Either outcome has its own kind of logic. That is why Forest can negotiate without flinching.

A Price Shaped by Precedent

This is not a fee plucked out of thin air. The modern transfer market is built on precedent, and Anderson’s valuation is being framed by what others have cost.

Isak’s transfer is the clearest comparison for Forest’s hierarchy, even if the profiles differ. The Swedish striker arrived at Liverpool for that $167.1 million guaranteed sum, only for his first season to unravel through fitness problems, a broken leg, and more injury frustration after his return. His case is a reminder that paying at the very top of the market comes with risk, regardless of position.

Yet when you look at what elite Premier League midfielders have gone for, Forest’s stance starts to feel less outlandish. Rice to Arsenal. Enzo Fernández to Chelsea. Moisés Caicedo following him to Stamford Bridge after Liverpool had a similar offer accepted. All three deals landed in 2023, and since then the game’s financial landscape has only inflated further.

Clubs have simply moved the goalposts. What sounded wild three years ago now passes as the going rate for a midfielder who can define a team’s structure for the next decade.

Forest know this history well. Back in 1993, they sent Roy Keane to Manchester United for a British record fee of £3.75 million, with Blackburn Rovers having bid even more in an attempt to get him. Thirty years on, the numbers have exploded, but the principle is the same: if you have something others desperately want, you set the price and wait.

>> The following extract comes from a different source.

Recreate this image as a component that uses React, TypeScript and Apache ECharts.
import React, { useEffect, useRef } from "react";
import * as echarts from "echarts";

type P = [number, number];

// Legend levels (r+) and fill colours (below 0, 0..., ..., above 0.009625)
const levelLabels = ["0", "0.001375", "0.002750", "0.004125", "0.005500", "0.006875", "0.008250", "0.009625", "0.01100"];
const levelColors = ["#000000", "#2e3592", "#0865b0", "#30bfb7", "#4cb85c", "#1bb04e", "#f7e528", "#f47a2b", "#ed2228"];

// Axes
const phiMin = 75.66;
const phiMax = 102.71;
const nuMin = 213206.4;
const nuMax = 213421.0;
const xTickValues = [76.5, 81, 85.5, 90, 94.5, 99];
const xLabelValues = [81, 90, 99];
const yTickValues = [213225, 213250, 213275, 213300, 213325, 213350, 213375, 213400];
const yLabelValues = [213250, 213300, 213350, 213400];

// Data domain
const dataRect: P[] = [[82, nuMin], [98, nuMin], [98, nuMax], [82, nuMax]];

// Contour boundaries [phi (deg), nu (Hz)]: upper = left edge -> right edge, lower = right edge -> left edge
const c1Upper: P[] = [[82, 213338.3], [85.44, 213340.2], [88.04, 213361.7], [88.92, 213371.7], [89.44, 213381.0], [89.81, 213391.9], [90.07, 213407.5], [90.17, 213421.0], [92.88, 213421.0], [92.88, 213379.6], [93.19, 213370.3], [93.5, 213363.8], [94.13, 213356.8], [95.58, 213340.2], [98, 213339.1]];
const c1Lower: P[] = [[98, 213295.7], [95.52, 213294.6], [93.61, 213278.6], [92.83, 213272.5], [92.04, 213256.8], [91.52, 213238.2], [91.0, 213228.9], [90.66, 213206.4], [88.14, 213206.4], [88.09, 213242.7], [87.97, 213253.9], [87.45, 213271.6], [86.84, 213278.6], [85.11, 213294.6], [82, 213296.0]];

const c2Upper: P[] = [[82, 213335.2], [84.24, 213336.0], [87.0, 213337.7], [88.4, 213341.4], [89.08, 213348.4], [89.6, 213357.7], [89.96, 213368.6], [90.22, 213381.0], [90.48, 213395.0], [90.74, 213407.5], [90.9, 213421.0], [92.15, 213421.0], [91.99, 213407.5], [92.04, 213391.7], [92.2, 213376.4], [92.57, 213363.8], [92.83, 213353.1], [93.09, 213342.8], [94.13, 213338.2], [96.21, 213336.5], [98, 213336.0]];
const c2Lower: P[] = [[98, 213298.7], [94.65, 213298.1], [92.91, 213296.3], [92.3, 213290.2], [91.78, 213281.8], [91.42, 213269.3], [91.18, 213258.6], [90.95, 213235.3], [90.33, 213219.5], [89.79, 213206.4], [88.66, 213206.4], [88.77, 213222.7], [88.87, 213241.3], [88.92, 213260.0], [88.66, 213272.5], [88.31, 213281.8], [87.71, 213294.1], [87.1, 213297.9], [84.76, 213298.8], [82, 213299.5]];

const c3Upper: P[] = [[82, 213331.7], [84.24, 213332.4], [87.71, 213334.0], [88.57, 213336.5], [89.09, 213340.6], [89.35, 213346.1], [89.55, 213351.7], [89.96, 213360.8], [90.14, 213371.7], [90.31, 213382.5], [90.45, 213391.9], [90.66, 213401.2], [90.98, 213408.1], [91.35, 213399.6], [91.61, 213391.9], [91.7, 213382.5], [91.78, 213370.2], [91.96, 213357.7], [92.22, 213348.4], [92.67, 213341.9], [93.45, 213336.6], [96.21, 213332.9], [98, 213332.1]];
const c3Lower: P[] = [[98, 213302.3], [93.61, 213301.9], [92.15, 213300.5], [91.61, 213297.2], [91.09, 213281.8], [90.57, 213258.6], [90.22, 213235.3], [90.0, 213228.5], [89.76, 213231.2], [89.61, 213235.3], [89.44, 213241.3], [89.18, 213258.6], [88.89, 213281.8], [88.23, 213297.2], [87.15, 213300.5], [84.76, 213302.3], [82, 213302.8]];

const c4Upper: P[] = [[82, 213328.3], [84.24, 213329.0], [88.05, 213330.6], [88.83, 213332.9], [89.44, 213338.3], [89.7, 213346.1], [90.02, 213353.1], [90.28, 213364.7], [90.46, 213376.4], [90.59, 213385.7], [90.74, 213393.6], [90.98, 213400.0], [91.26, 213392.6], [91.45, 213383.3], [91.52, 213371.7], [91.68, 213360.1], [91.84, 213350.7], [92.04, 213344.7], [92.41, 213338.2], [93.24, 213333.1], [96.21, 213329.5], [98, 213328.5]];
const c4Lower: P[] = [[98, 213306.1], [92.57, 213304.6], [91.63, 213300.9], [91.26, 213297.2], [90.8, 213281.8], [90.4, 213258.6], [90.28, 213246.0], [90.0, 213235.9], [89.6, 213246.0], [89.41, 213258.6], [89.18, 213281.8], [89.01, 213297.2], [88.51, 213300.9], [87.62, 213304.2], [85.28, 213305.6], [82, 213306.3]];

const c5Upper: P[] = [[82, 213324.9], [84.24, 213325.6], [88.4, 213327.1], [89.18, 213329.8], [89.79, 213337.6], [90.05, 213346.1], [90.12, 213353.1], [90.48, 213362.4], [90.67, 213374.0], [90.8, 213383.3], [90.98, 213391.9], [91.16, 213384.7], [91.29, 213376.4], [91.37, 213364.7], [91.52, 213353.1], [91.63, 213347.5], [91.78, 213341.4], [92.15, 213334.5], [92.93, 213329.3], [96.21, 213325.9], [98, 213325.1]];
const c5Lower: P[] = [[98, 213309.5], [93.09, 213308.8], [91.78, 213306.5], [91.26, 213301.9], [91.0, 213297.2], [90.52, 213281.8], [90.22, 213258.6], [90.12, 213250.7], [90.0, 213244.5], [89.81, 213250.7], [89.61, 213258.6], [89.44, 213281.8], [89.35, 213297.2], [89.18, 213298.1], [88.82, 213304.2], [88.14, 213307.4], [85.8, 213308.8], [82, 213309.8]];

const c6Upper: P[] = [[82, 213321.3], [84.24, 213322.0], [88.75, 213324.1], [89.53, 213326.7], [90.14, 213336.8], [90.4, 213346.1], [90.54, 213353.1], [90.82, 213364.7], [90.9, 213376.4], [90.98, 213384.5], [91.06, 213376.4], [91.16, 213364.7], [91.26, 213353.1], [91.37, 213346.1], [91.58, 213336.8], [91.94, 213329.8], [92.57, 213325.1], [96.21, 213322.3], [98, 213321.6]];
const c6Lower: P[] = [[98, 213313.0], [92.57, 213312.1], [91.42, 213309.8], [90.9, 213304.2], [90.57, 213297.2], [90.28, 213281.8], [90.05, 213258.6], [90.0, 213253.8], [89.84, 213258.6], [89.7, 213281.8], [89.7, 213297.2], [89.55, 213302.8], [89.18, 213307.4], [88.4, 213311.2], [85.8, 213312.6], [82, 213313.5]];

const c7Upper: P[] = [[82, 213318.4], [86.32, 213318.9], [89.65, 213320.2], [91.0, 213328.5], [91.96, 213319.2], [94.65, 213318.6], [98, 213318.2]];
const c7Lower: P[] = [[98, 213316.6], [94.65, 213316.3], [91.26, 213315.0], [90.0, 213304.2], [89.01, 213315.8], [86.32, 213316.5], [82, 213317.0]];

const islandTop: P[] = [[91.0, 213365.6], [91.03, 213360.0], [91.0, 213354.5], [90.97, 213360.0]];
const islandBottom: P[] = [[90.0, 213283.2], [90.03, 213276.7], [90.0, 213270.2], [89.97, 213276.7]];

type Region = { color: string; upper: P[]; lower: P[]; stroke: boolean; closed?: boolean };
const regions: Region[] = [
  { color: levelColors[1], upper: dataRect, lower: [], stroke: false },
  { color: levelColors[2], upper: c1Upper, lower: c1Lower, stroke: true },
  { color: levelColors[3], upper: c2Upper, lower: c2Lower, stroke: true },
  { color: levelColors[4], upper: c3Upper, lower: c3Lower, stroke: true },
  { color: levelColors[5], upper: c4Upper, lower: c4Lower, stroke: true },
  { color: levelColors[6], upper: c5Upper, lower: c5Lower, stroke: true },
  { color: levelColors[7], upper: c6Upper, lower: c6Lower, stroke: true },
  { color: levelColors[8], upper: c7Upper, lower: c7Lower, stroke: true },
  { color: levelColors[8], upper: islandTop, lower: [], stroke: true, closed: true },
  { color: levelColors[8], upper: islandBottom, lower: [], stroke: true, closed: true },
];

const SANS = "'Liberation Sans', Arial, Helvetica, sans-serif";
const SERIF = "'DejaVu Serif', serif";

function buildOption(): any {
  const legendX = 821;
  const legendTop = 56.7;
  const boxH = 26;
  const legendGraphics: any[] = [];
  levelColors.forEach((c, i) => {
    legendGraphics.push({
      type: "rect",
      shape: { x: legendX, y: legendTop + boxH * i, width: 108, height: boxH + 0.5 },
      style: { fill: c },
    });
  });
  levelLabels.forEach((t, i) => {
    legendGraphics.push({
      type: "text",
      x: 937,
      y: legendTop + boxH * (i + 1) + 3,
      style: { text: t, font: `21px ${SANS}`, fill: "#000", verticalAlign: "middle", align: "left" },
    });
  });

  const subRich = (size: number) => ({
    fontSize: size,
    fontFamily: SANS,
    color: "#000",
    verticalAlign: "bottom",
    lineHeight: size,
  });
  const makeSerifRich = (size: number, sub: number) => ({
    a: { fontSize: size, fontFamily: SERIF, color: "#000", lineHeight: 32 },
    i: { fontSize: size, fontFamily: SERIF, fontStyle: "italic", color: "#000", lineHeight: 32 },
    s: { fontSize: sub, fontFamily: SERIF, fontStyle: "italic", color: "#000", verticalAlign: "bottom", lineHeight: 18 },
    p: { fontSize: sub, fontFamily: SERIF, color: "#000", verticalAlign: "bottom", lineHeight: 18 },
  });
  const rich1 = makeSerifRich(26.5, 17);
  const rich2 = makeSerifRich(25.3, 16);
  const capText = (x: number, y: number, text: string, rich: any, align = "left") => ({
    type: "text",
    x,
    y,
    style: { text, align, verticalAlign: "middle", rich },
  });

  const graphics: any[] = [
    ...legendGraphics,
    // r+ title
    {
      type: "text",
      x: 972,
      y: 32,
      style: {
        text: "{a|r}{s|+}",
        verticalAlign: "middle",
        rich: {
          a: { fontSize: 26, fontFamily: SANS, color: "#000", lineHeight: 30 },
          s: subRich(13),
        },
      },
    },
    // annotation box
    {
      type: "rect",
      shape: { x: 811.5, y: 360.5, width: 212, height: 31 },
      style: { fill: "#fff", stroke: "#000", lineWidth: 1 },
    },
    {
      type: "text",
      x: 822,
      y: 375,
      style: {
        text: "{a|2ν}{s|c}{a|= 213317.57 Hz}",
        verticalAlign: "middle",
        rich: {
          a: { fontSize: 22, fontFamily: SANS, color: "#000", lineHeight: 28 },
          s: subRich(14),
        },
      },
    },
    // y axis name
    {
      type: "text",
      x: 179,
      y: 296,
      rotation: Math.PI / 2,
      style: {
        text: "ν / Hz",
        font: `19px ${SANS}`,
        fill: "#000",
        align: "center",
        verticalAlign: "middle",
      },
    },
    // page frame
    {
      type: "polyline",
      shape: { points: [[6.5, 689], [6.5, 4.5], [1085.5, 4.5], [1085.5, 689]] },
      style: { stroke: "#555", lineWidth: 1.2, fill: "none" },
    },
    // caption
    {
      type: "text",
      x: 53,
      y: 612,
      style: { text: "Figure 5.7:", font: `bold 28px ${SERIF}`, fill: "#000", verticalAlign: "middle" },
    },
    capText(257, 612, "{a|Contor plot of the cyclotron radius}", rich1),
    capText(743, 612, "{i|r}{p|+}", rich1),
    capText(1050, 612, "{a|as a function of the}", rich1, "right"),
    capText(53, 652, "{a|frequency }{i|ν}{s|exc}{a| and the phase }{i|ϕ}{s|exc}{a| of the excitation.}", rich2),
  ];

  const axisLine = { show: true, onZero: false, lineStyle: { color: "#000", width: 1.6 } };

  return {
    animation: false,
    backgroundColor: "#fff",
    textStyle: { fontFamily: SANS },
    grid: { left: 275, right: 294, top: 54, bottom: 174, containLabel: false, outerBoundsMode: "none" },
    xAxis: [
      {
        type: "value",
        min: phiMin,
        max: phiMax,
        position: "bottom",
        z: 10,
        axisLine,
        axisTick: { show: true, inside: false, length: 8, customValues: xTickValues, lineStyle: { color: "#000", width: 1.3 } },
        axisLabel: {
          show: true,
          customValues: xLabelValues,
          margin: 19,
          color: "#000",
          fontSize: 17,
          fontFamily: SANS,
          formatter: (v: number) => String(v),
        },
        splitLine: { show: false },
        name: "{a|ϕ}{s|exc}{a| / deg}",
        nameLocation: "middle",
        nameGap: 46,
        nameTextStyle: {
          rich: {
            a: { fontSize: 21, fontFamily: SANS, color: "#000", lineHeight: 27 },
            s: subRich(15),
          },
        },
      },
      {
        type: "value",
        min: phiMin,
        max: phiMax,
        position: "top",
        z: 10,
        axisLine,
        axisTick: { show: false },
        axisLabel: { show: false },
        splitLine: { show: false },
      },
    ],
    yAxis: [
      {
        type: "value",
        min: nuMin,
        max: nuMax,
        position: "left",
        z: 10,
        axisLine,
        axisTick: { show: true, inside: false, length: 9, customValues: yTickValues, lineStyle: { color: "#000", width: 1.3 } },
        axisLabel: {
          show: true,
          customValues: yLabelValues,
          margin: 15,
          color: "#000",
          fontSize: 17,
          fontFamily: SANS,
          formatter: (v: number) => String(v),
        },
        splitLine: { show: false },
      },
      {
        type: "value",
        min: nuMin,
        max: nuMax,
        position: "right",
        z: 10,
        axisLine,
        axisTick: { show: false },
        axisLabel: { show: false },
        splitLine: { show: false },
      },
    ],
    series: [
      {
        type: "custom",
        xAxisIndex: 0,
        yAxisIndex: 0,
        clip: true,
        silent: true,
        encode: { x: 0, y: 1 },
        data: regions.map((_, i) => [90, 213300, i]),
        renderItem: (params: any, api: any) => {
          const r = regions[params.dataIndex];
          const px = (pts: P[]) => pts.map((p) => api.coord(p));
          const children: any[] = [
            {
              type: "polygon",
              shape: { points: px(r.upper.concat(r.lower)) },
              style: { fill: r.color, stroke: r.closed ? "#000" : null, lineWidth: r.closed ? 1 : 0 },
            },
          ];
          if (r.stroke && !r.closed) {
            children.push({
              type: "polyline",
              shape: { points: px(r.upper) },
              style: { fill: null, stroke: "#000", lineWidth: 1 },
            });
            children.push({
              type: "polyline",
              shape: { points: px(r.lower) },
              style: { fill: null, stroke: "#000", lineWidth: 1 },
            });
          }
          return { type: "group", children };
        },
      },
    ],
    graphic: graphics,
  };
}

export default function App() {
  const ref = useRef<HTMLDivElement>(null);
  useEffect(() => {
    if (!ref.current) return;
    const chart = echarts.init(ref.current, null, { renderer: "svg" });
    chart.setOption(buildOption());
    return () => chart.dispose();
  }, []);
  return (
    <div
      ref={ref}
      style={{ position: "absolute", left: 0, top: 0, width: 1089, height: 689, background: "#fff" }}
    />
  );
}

Why City Are Willing to Go This High

So why are City prepared to live in this financial stratosphere again?

Because they see Anderson as a long-term pillar, not a short-term splash.

He turns 24 in November. If he hits at the Etihad in the way the club’s recruitment department believes he can, they are buying not just a player for today, but the heartbeat of their midfield well into the 2030s.

This is how City have justified big outlays throughout their modern era. David Silva, Yaya Touré, Sergio Agüero, Kevin De Bruyne, John Stones, Bernardo Silva — many of their most expensive signings stayed for nine or ten seasons, delivered titles, and made their initial fees look cheap in hindsight.

The same calculation is at work here. What feels like eye-watering money in 2026 may be standard practice by 2030. Spread over a decade, the best part of $170 million begins to resemble value, not excess, if Anderson becomes the next name on that list of long-serving cornerstones.

Of course, that is the gamble. City’s track record in the market is strong, but not flawless. Committing a Premier League-record fee to a player who has only just broken into the very top tier of midfielders carries obvious risk.

Still, the champions rarely move this aggressively without conviction. Forest know it. United know it. The rest of Europe is watching.

Now the question is simple: does anyone blink, or does Elliot Anderson become the deal that drags the entire market into a new era?